Material |

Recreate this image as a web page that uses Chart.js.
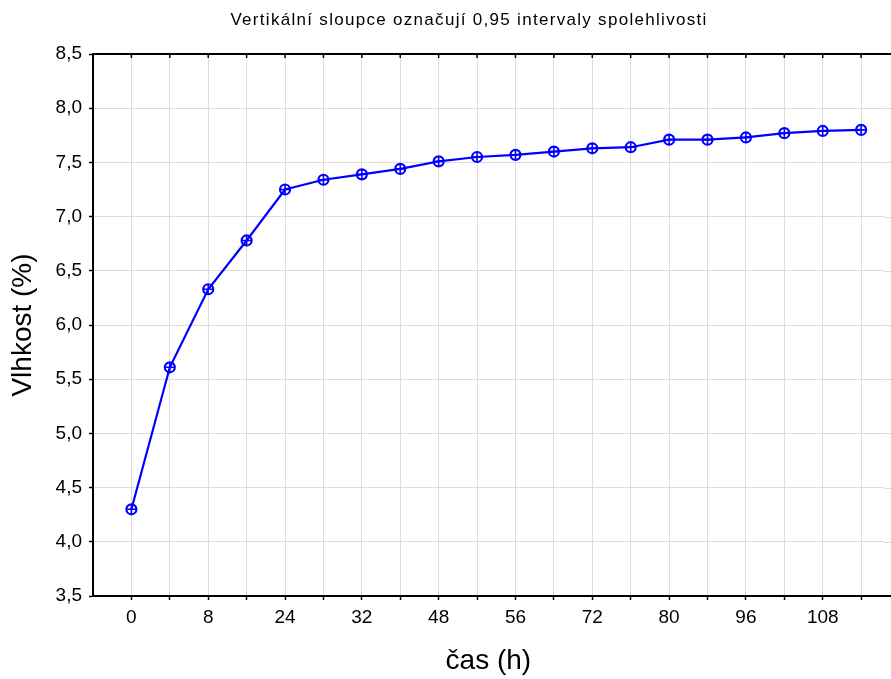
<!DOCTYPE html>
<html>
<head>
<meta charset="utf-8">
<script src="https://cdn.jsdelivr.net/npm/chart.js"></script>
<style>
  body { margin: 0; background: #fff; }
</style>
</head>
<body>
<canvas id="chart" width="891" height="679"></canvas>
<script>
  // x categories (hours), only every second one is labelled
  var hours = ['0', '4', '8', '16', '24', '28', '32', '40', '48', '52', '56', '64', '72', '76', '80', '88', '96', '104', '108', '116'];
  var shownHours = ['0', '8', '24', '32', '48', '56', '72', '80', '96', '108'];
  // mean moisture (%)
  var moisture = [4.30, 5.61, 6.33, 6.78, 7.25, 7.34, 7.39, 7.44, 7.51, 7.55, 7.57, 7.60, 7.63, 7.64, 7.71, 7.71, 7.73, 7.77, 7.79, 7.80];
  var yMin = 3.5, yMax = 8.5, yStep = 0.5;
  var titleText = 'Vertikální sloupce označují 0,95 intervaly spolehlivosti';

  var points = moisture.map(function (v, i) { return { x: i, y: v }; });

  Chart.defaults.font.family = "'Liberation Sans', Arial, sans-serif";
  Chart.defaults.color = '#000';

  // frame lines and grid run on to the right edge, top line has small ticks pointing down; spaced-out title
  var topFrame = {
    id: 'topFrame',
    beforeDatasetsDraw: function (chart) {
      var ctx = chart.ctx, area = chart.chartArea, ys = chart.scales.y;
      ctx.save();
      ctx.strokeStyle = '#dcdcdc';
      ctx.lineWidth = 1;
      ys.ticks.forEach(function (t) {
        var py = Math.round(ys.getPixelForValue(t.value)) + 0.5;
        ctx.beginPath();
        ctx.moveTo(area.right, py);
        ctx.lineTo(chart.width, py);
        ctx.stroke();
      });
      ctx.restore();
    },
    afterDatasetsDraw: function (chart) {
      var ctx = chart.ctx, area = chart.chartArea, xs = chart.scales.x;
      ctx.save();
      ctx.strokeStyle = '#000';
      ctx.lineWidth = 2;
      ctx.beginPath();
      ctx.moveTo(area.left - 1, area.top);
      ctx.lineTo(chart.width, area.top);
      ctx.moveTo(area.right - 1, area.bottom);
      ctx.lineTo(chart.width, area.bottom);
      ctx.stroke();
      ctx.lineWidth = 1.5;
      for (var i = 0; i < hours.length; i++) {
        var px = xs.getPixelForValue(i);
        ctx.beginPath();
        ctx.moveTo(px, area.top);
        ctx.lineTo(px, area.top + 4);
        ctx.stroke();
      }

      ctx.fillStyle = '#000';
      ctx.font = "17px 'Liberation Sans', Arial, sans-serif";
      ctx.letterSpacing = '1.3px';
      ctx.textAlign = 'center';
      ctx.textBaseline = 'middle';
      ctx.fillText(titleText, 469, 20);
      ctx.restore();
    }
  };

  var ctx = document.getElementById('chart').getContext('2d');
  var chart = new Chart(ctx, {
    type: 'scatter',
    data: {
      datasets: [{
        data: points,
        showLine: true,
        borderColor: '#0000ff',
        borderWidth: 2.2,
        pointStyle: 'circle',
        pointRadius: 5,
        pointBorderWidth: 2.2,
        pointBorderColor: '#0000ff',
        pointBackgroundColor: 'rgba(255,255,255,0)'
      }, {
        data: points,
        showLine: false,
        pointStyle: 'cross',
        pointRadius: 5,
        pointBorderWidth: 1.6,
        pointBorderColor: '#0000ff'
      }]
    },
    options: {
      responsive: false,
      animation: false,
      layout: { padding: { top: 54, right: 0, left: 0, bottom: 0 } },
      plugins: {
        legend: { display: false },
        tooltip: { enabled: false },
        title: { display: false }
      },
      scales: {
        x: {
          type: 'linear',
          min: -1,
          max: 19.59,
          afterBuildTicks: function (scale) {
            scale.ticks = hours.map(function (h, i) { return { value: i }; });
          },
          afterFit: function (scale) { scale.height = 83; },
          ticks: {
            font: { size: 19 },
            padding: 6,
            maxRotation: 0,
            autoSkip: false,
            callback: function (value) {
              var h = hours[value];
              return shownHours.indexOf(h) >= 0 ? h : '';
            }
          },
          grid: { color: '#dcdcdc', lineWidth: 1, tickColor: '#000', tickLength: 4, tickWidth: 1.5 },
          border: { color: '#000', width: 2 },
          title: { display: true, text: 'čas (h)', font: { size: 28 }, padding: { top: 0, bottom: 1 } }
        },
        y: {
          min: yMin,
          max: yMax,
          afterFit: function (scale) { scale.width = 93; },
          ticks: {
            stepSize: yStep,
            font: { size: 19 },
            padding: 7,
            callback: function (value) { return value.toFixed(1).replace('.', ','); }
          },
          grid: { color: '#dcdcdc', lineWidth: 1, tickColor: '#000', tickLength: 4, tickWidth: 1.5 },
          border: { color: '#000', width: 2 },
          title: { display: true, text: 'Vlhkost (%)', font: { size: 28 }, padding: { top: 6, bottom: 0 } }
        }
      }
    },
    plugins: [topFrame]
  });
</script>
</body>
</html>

Your task | Please take the lines from the beginning of the data above through the line holding "Chart.defaults.color = '#000';" and transcribe them exactly, without any pictures.

Written reply |
Recreate this image as a web page that uses Chart.js.
<!DOCTYPE html>
<html>
<head>
<meta charset="utf-8">
<script src="https://cdn.jsdelivr.net/npm/chart.js"></script>
<style>
  body { margin: 0; background: #fff; }
</style>
</head>
<body>
<canvas id="chart" width="891" height="679"></canvas>
<script>
  // x categories (hours), only every second one is labelled
  var hours = ['0', '4', '8', '16', '24', '28', '32', '40', '48', '52', '56', '64', '72', '76', '80', '88', '96', '104', '108', '116'];
  var shownHours = ['0', '8', '24', '32', '48', '56', '72', '80', '96', '108'];
  // mean moisture (%)
  var moisture = [4.30, 5.61, 6.33, 6.78, 7.25, 7.34, 7.39, 7.44, 7.51, 7.55, 7.57, 7.60, 7.63, 7.64, 7.71, 7.71, 7.73, 7.77, 7.79, 7.80];
  var yMin = 3.5, yMax = 8.5, yStep = 0.5;
  var titleText = 'Vertikální sloupce označují 0,95 intervaly spolehlivosti';

  var points = moisture.map(function (v, i) { return { x: i, y: v }; });

  Chart.defaults.font.family = "'Liberation Sans', Arial, sans-serif";
  Chart.defaults.color = '#000';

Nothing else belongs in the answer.